I think it's still useful though - I use it all the time!
Yeah but its slow with no easy chance of ever being faster. There is no simple bitset rewrite here like there is for other multiterm queries. Additionally It has all the downsides of an enormous boolean query, but with proximity to boot: and this is very real, even simple stuff like 1-2 KB RAM consumption per term due to additional decompression buffers for prox. Maybe in the future you could optionally index prefix terms, but I can't imagine merging proximity etc into a prefix-field for full-indexed-fields as a default, seems complicated and slow and space-consuming.
It would be nice if you could restrict the number of SpanOr clauses it rewrites to, but that's a separate issue.
+1, that is a great idea. We should really both do that and also add warnings to the javadocs about inefficiency. It has none today!
If you really think that moving .getSpans() and .extractTerms() to SpanWeight doesn't gain anything, then I can back it out. But I think it does simplify the API and brings it more into line with our other standard queries.
I totally agree it has the value of consistency with other queries. But some of the APIs trying to do this are fairly complicated, yet at the same time still not really working: see below for more explanation.
And I really don't see that exposing the termcontexts map on the SpanWeight constructor is any worse than exposing it directly in .getSpans(). In fact, I'd say that it's hiding it better - very few users of lucene are going to be looking at SpanWeights, as they're an implementation detail, but anyone using an IDE is going to be shown SpanQuery.getSpans() when they try and autocomplete on a SpanQuery object, and it's not something that most users need to worry about.

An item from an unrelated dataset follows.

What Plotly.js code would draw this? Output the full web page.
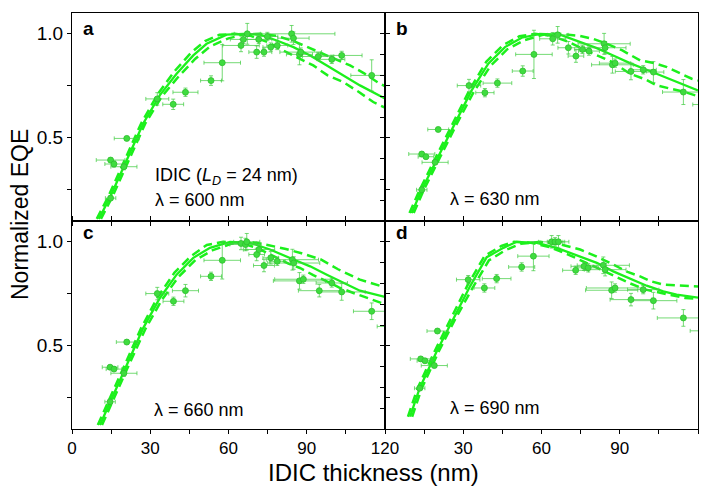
<!DOCTYPE html>
<html>
<head>
<meta charset="utf-8">
<script src="https://cdn.plot.ly/plotly-3.0.1.min.js"></script>
<style>html,body{margin:0;padding:0;background:#fff;}#chart{width:712px;height:487px;}</style>
</head>
<body>
<div id="chart"></div>
<script>
// ---------- Panel a (λ = 600 nm) ----------
const aPtX  = [14.8,16.1,19.9,21.0,14.8,32.7,38.8,43.5,53.3,57.6,64.8,65.7,67.2,70.8,71.6,73.6,74.9,76.2,78.7,84.2,84.9,87.2,87.7,94.4,99.6,103.4,114.9];
const aPtY  = [0.393,0.374,0.361,0.497,0.21,0.687,0.661,0.719,0.775,0.861,0.944,0.973,1.0,0.912,0.973,0.912,0.987,0.936,0.944,1.0,0.979,0.901,0.912,0.891,0.877,0.896,0.8];
const aErrX = [5.5,3.5,5,4.8,2,4.4,4,4.8,4,7,7,5,5,3,5,3,4,3,4,16.6,6,5,8,6,5,7.8,8];
const aErrY = [0.01,0.015,0.015,0.01,0.01,0.03,0.025,0.02,0.023,0.087,0.03,0.02,0.05,0.03,0.02,0.02,0.02,0.02,0.02,0.04,0.03,0.05,0.02,0.02,0.02,0.02,0.075];
const aFitX = [10.3,14.8,21.0,27.3,33.7,40.1,46.5,51.6,59.3,65.7,72.1,78.5,84.9,91.3,97.7,104.0,110.4,120];
const aFitY = [0.11,0.22,0.393,0.569,0.705,0.808,0.896,0.952,0.996,1.0,0.996,0.968,0.936,0.896,0.848,0.8,0.752,0.689];
const aLoX  = [9.5,14.0,20.2,26.5,32.9,39.3,45.7,51,56.5,62.5,68.5,75,81,87.3,92.5,98,104,110,115.5,120];
const aLoY  = [0.11,0.22,0.393,0.569,0.71,0.82,0.91,0.965,0.995,1.0,0.99,0.96,0.92,0.88,0.848,0.8,0.768,0.72,0.672,0.645];
const aHiX  = [11.1,15.6,21.8,28.1,34.5,40.9,47.3,53,60,66,72,78.5,84.9,91.3,97.7,106.6,112,118,120];
const aHiY  = [0.11,0.22,0.393,0.569,0.70,0.795,0.88,0.94,0.978,0.997,1.0,0.99,0.965,0.93,0.895,0.848,0.81,0.76,0.748];

// ---------- Panel b (λ = 630 nm) ----------
const bPtX  = [14.1,15.7,19.2,20.4,14.1,32.2,38.3,43.1,52.8,57.1,64.3,66.2,70.3,73.2,75.7,78.2,84.0,84.4,87.2,88.2,94.3,99.0,102.9,114.4,123];
const bPtY  = [0.422,0.409,0.382,0.54,0.25,0.751,0.717,0.763,0.821,0.901,0.976,0.995,0.933,0.893,0.925,0.917,0.952,0.933,0.851,0.859,0.819,0.827,0.816,0.72,0.66];
const bErrX = [5,3,5,4,2,4.5,3.5,5.5,4,7,5,4,4,3,3,4,10,8,8,6,6,5,4,8,5];
const bErrY = [0.01,0.01,0.01,0.01,0.01,0.03,0.02,0.02,0.025,0.116,0.03,0.04,0.03,0.03,0.02,0.02,0.05,0.03,0.04,0.02,0.04,0.02,0.05,0.06,0.02];
const bFitX = [10.2,14.1,20.4,26.8,33.2,39.6,46.0,52.4,59.4,67.1,73.5,81.2,87.5,93.9,100.3,106.7,113.1,120];
const bFitY = [0.138,0.25,0.409,0.569,0.728,0.856,0.936,0.981,1.0,0.996,0.968,0.931,0.896,0.859,0.827,0.795,0.76,0.728];
const bLoX  = [9.4,13.3,19.6,26.0,32.4,38.8,45.2,51.5,57.5,64,70.5,77,83,87.2,93.9,100,104.1,110,115,120];
const bLoY  = [0.138,0.25,0.409,0.569,0.73,0.865,0.945,0.988,1.0,0.99,0.96,0.92,0.885,0.864,0.808,0.78,0.752,0.735,0.72,0.70];
const bHiX  = [11.0,14.9,21.2,27.6,34.0,40.4,46.8,53.6,60.5,67,74.8,80,85,91,97.8,103,108.1,113,117.6,120];
const bHiY  = [0.138,0.25,0.409,0.569,0.72,0.845,0.925,0.97,0.995,1.0,0.99,0.975,0.952,0.92,0.872,0.86,0.84,0.81,0.784,0.775];

// ---------- Panel c (λ = 660 nm) ----------
const cPtX  = [14.6,16.1,19.9,21.0,14.6,32.7,38.9,43.5,53.3,57.6,64.8,66.5,67.0,70.8,71.7,73.6,76.2,78.7,84.5,85.0,87.2,88.7,94.8,99.6,103.4,114.9,122];
const cPtY  = [0.397,0.388,0.368,0.518,0.231,0.751,0.714,0.765,0.834,0.911,0.992,0.987,1.0,0.939,0.963,0.886,0.923,0.906,0.914,0.898,0.812,0.82,0.765,0.802,0.759,0.666,0.593];
const cErrX = [3,3,5,4,2,4.4,4,5,4,7,6,6,5,3,6,4,3,3,10,10,10,11,8,6,9,7,5];
const cErrY = [0.01,0.01,0.015,0.01,0.01,0.03,0.02,0.03,0.02,0.09,0.03,0.03,0.04,0.03,0.02,0.03,0.03,0.02,0.05,0.03,0.04,0.02,0.03,0.02,0.04,0.04,0.02];
const cFitX = [10.7,14.6,21.0,27.3,33.7,40.1,46.5,52.9,60.6,68.3,75.9,84.9,91.3,97.7,104.0,110.4,120];
const cFitY = [0.119,0.231,0.408,0.585,0.73,0.842,0.923,0.971,1.0,0.995,0.963,0.915,0.882,0.842,0.802,0.765,0.735];
const cLoX  = [9.9,13.8,20.2,26.5,32.9,39.3,45.7,51.7,58,64.5,71,77.5,83,87.4,92.5,97.7,102.5,107.9,112,115.5,120];
const cLoY  = [0.119,0.231,0.408,0.585,0.735,0.852,0.932,0.985,1.0,0.995,0.97,0.93,0.895,0.874,0.84,0.81,0.78,0.754,0.735,0.717,0.70];
const cHiX  = [11.5,15.4,21.8,28.1,34.5,40.9,47.3,54,61,68,75,82,88,95.4,102,110.4,115,120];
const cHiY  = [0.119,0.231,0.408,0.58,0.722,0.832,0.912,0.96,0.99,1.0,0.985,0.965,0.945,0.915,0.868,0.818,0.8,0.781];

// ---------- Panel d (λ = 690 nm) ----------
const dPtX  = [13.7,15.3,18.9,20.1,13.3,31.9,38.1,42.8,52.4,56.9,63.9,65.2,66.5,73.1,76.3,77.9,83.7,84.4,86.9,88.2,94.3,99.0,102.9,114.4,122];
const dPtY  = [0.437,0.428,0.405,0.571,0.296,0.818,0.778,0.823,0.879,0.931,1.0,1.0,1.0,0.863,0.882,0.875,0.887,0.866,0.767,0.778,0.722,0.77,0.717,0.634,0.572];
const dErrX = [4,3,5,4,2,4.5,4,5.5,5,6,5,3,4,5,5,4,10,8,10,11,8,6,9,10,5];
const dErrY = [0.01,0.01,0.01,0.01,0.01,0.02,0.02,0.02,0.02,0.07,0.03,0.02,0.03,0.02,0.02,0.02,0.04,0.03,0.04,0.02,0.03,0.02,0.04,0.04,0.01];
const dFitX = [9.6,13.3,19.8,26.2,32.6,39.0,45.4,50.5,58.2,65.8,74.8,81.2,87.5,93.9,100.3,106.7,111.8,120];
const dFitY = [0.159,0.296,0.473,0.633,0.786,0.926,0.971,1.0,0.995,0.971,0.931,0.899,0.858,0.822,0.789,0.762,0.746,0.732];
const dLoX  = [8.8,12.5,19.0,25.4,31.8,38.2,44.6,49.5,56,63,70,77,83,87.5,94,100,106.7,111,115,120];
const dLoY  = [0.159,0.296,0.473,0.633,0.795,0.932,0.98,1.0,0.995,0.975,0.94,0.9,0.865,0.84,0.80,0.77,0.75,0.74,0.73,0.725];
const dHiX  = [10.4,14.1,20.6,27.0,33.4,39.8,46.2,52,59.5,66.5,74.8,81,87.5,93,97.8,102,106.7,112,117,120];
const dHiY  = [0.159,0.296,0.473,0.63,0.775,0.91,0.96,0.99,1.0,0.99,0.963,0.93,0.891,0.855,0.834,0.81,0.794,0.79,0.786,0.785];

// ---------- Text / ticks ----------
const panelLetters = ['a','b','c','d'];
const lambdaLabels = ['λ = 600 nm','λ = 630 nm','λ = 660 nm','λ = 690 nm'];
const materialLabel = 'IDIC (<i>L</i><sub><i>D</i></sub> = 24 nm)';
const xTitle = 'IDIC thickness (nm)';
const yTitle = 'Normalized EQE';
const xTickValsL = [0,30,60,90,120];
const xTickValsR = [30,60,90,120];
const xMinorVals = [15,45,75,105];
const yTickVals = [0.5,1.0];
const yTickText = ['0.5','1.0'];
const yMinorVals = [0.25,0.75];
const yInnerTicks = [0.2,0.3,0.4,0.5,0.6,0.7,0.8,0.9,1.0];

const FONT = 'Liberation Sans, Arial, Helvetica, sans-serif';
const LINE = '#1cf01c';
const MARK = '#3fdc3f';
const ERR = 'rgba(70,205,70,0.75)';

function panelTraces(ptX, ptY, ex, ey, fx, fy, lx, ly, hx, hy, xa, ya) {
  return [
    {x: lx, y: ly, xaxis: xa, yaxis: ya, mode: 'lines', type: 'scatter', hoverinfo: 'skip',
     line: {color: LINE, width: 2.5, dash: '9px,5px'}},
    {x: hx, y: hy, xaxis: xa, yaxis: ya, mode: 'lines', type: 'scatter', hoverinfo: 'skip',
     line: {color: LINE, width: 2.5, dash: '9px,5px'}},
    {x: fx, y: fy, xaxis: xa, yaxis: ya, mode: 'lines', type: 'scatter', hoverinfo: 'skip',
     line: {color: LINE, width: 2.3}},
    {x: ptX, y: ptY, xaxis: xa, yaxis: ya, mode: 'markers', type: 'scatter',
     marker: {color: MARK, size: 6, line: {color: '#2fbf2f', width: 0.8}},
     error_x: {type: 'data', array: ex, color: ERR, thickness: 1, width: 2},
     error_y: {type: 'data', array: ey, color: ERR, thickness: 1, width: 2}}
  ];
}

const data = [].concat(
  panelTraces(aPtX,aPtY,aErrX,aErrY,aFitX,aFitY,aLoX,aLoY,aHiX,aHiY,'x','y'),
  panelTraces(bPtX,bPtY,bErrX,bErrY,bFitX,bFitY,bLoX,bLoY,bHiX,bHiY,'x2','y2'),
  panelTraces(cPtX,cPtY,cErrX,cErrY,cFitX,cFitY,cLoX,cLoY,cHiX,cHiY,'x3','y3'),
  panelTraces(dPtX,dPtY,dErrX,dErrY,dFitX,dFitY,dLoX,dLoY,dHiX,dHiY,'x4','y4')
);

const axBase = {showline: true, linecolor: '#000', linewidth: 1, showgrid: false, zeroline: false,
  ticklen: 4, tickcolor: '#000', tickwidth: 1, fixedrange: true};
function xAx(domain, anchor, labels, vals, mirror) {
  return Object.assign({}, axBase, {domain: domain, anchor: anchor, range: [0,120],
    tickmode: 'array', tickvals: vals, showticklabels: labels,
    minor: {tickmode: 'array', tickvals: xMinorVals, ticks: 'outside', ticklen: 4, tickcolor: '#000', showgrid: false},
    ticks: 'outside', mirror: mirror, tickfont: {family: FONT, size: 17, color: '#000'}});
}
function yAx(domain, anchor, left) {
  if (left) {
    return Object.assign({}, axBase, {domain: domain, anchor: anchor, range: [0.1,1.1],
      tickmode: 'array', tickvals: yTickVals, ticktext: yTickText, ticks: 'outside', mirror: 'ticks',
      minor: {tickmode: 'array', tickvals: yMinorVals, ticks: 'outside', ticklen: 4, tickcolor: '#000', showgrid: false},
      tickfont: {family: FONT, size: 19, color: '#000'}});
  }
  return Object.assign({}, axBase, {domain: domain, anchor: anchor, range: [0.1,1.1],
    tickmode: 'array', tickvals: yInnerTicks, showticklabels: false, ticks: 'outside', mirror: true});
}

const annotations = [];
const letterPos = [[3.6,1.024,'x','y'],[3.6,1.024,'x2','y2'],[3.6,1.043,'x3','y3'],[3.6,1.043,'x4','y4']];
panelLetters.forEach((t,i) => {
  annotations.push({text: '<b>'+t+'</b>', x: letterPos[i][0], y: letterPos[i][1], xref: letterPos[i][2], yref: letterPos[i][3],
    xanchor: 'left', yanchor: 'middle', showarrow: false, font: {family: FONT, size: 19, color: '#000'}});
});
const lamPos = [[30.9,0.199,'x','y'],[24.3,0.208,'x2','y2'],[30.6,0.193,'x3','y3'],[24.3,0.201,'x4','y4']];
lambdaLabels.forEach((t,i) => {
  annotations.push({text: t, x: lamPos[i][0], y: lamPos[i][1], xref: lamPos[i][2], yref: lamPos[i][3],
    xanchor: 'left', yanchor: 'middle', showarrow: false, font: {family: FONT, size: 18, color: '#000'}});
});
annotations.push({text: materialLabel, x: 30.9, y: 0.315, xref: 'x', yref: 'y', xanchor: 'left', yanchor: 'middle',
  showarrow: false, font: {family: FONT, size: 18, color: '#000'}});
annotations.push({text: xTitle, x: 0.4824, y: -0.104, xref: 'paper', yref: 'paper', xanchor: 'center', yanchor: 'middle',
  showarrow: false, font: {family: FONT, size: 24, color: '#000'}});
annotations.push({text: yTitle, x: -0.0831, y: 0.5168, xref: 'paper', yref: 'paper', xanchor: 'center', yanchor: 'middle',
  textangle: -90, showarrow: false, font: {family: FONT, size: 23, color: '#000'}});

const layout = {
  width: 712, height: 487,
  margin: {l: 72, r: 14, t: 13, b: 58},
  paper_bgcolor: '#fff', plot_bgcolor: '#fff',
  showlegend: false,
  font: {family: FONT, color: '#000'},
  xaxis:  xAx([0,0.5], 'y', false, xTickValsL, true),
  xaxis2: xAx([0.5,1], 'y2', false, xTickValsL, true),
  xaxis3: xAx([0,0.5], 'y3', true, xTickValsL, 'ticks'),
  xaxis4: xAx([0.5,1], 'y4', true, xTickValsR, 'ticks'),
  yaxis:  yAx([0.5,1], 'x', true),
  yaxis2: yAx([0.5,1], 'x2', false),
  yaxis3: yAx([0,0.5], 'x3', true),
  yaxis4: yAx([0,0.5], 'x4', false),
  annotations: annotations
};

Plotly.newPlot('chart', data, layout, {staticPlot: true, displayModeBar: false});
</script>
</body>
</html>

Its actually terrible already: the motivation for this stuff being to try to speedup the turtle in question, SpanMultiTermQuery. The reason this stuff was exposed, is because it could bring some relief to such crazy queries, by only visiting each term in the term dictionary less than 3 times (rewrite, weight/idf, postings). But this was never quite right for two reasons:
- Leniency: We can't enforce we are doing the performant thing because creation of weight/idf uses extractTerms(). So the SpanTermWeight inside the exclude portion of a SpanNot suddenly sees an unexpected term it has no termstate for. Maybe patches here removed this problem, but forgot to fix the leniency in SpanTermWeight, as I see at least the code comment is gone.
- Incomplete: SpanMultiTermQueryWrapper still isn't reusing the termcontext from rewrite(), somehow passing it down to the rewritten-spans. So the whole ugly thing isn't even totally working, its just reducing the number of visits to the term dictionary from 3 down to 2, but it is stupid that it is not 1.